Regatta Review #201

Friday, July 26, 2013

The Tri-Cities Race Starts Today!

The H1 Unlimiteds are on the water again this weekend at "Tri-Cities" in Washington state.

Their local NBC affiliate does a great job covering the race, and they stream it all to the internet. For schedule and links:

47 Years Of Racing In The Tri-Cities
By Fred Farley - H1 Unlimited Historian

For 47 years, the Tri-Cities of Eastern Washington have played host to "Water Racing's Greatest Show," the Unlimited hydroplanes-the Thunderboats of the racing world.

Since 1966, the mighty Unlimiteds have occupied center stage as the headline event for the annual Tri-City Water Follies celebration. The race was called the Atomic Cup in the early days but was renamed the Columbia Cup in 1976.

When the hydros first came to town to do competitive battle, the Columbia Park pit area was a wilderness dustbowl. It was a far cry from the modern well-developed recreational facility that it is today.

But the local Water Follies committee had years of experience in staging Limited hydroplane races at Sacajawea Park and had its act together. The 1966 Atomic Cup was an unqualified success, garnering rave reviews from fans, participants, and the media alike.

And from that day to this, the Tri-Cities regatta has been a mainstay on the Unlimited calendar and a highlight of the racing year.

The twelve boats that showed up for that first Atomic Cup had almost nothing in common with their modern counterparts. All were piston-powered and all but one used government surplus Allison or Rolls-Royce Merlin aircraft engines, left over from World War II. (Jet turbine power in race boats was considered to be in the realm of science fiction in 1966.)

The hydroplanes themselves were rather narrow and quite box-shaped. The driver sat behind-rather than in front of-the engine in an open cockpit with no seat belt. (In the days before the F-16 safety canopy, it was believed that a driver had a better chance of surviving a serious accident if he were thrown clear of his boat.)

The modern Unlimiteds are wider and flatter and can corner much better and faster than the earlier designs.

The one thing that the boats of 1966 did have in common with those racing in 2013 was tremendous straightaway speed. Then as now, the sight of an Unlimited hydroplane at full throttle and with a roostertail of spray trailing behind it is the most awesome spectacle in all of motor sports.

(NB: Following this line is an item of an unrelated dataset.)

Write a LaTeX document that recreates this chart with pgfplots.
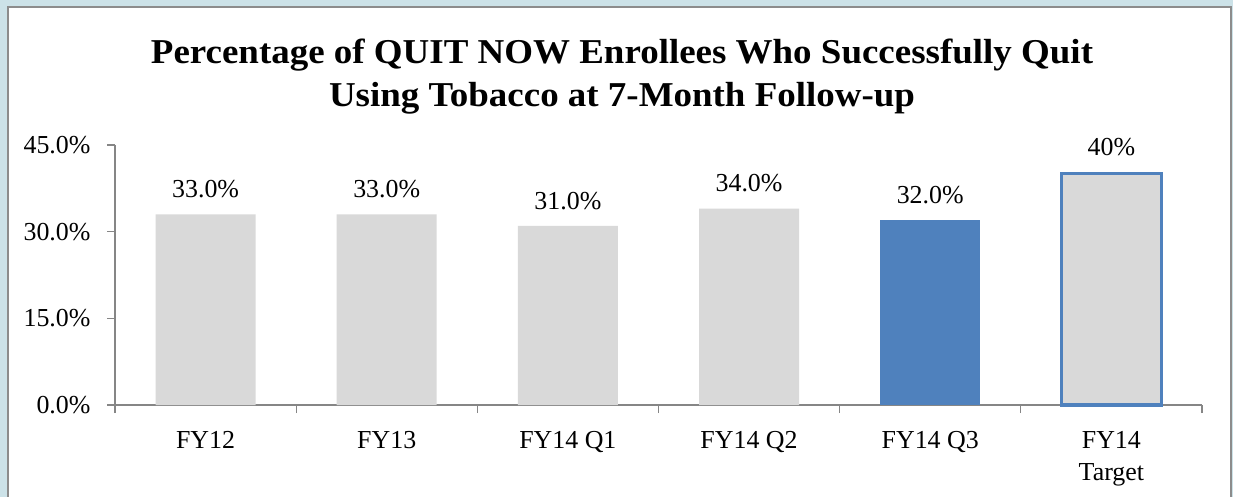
\documentclass[border=0pt]{standalone}
\usepackage{pgfplots}
\pgfplotsset{compat=1.18}
\usepackage{fontspec}
\setmainfont{Liberation Serif}
\definecolor{framebg}{HTML}{CCE2E8}
\definecolor{framegray}{HTML}{8C8C8C}
\definecolor{bargray}{HTML}{D9D9D9}
\definecolor{barblue}{HTML}{4F81BD}
\definecolor{axisgray}{HTML}{868686}

\begin{document}
\begin{tikzpicture}
% outer frame
\fill[framebg] (0,0) rectangle (1233bp,497bp);
\useasboundingbox (0,0) rectangle (1233bp,497bp);
\filldraw[fill=white, draw=framegray, line width=2bp] (8bp,-10bp) -- (8bp,490bp) -- (1231bp,490bp) -- (1231bp,-10bp);

% title
\node[anchor=base, xscale=1.06, font=\fontsize{35}{40}\selectfont\bfseries] at (622bp,433bp)
    {Percentage of QUIT NOW Enrollees Who Successfully Quit};
\node[anchor=base, xscale=1.06, font=\fontsize{35}{40}\selectfont\bfseries] at (622bp,390bp)
    {Using Tobacco at 7-Month Follow-up};

\begin{axis}[
    at={(115bp,92bp)}, anchor=south west,
    scale only axis,
    width=1087bp, height=260bp,
    xmin=-0.5, xmax=5.5,
    ymin=0, ymax=45,
    axis x line=bottom, axis y line=left,
    axis line style={-, axisgray, line width=1.2bp},
    ytick={0,15,30,45},
    yticklabels={0.0\%,15.0\%,30.0\%,45.0\%},
    xtick={0,...,5},
    xticklabels={FY12,FY13,FY14 Q1,FY14 Q2,FY14 Q3,{FY14\\Target}},
    xticklabel style={align=center, anchor=north, inner sep=0pt, yshift=-18bp},
    x tick label style={font=\fontsize{26}{32}\selectfont},
    y tick label style={font=\fontsize{26}{30}\selectfont, xshift=-13bp},
    major x tick style={draw=none},
    minor xtick={-0.5,0.5,...,5.5},
    tick align=outside,
    major tick length=8bp, minor tick length=8bp,
    tick style={axisgray, line width=1.2bp},
    ybar, bar width=100bp,
    point meta=explicit symbolic,
    nodes near coords,
    nodes near coords style={font=\fontsize{26}{30}\selectfont, black, yshift=13bp},
    clip=false,
]
\addplot[bar shift=0pt, fill=bargray, draw=none] coordinates {
    (0,33)[33.0\%] (1,33)[33.0\%] (2,31)[31.0\%] (3,34)[34.0\%]
};
\addplot[bar shift=0pt, fill=barblue, draw=none] coordinates {
    (4,32)[32.0\%]
};
\addplot[bar shift=0pt, fill=bargray, draw=barblue, line width=3bp] coordinates {
    (5,40)[40\%]
};
\end{axis}
\end{tikzpicture}
\end{document}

The 1966 Atomic Cup proved to be the first-ever victory for MISS BUDWEISER team founder Bernie Little of Lakeland, Florida. (He went on to win a total of 134 prior to his death in 2003.) Little had been racing since 1963, but this was his initial trip to the winner's circle. With Bill Brow driving, MISS BUDWEISER won all three heats at an average speed of 94.937 miles per hour.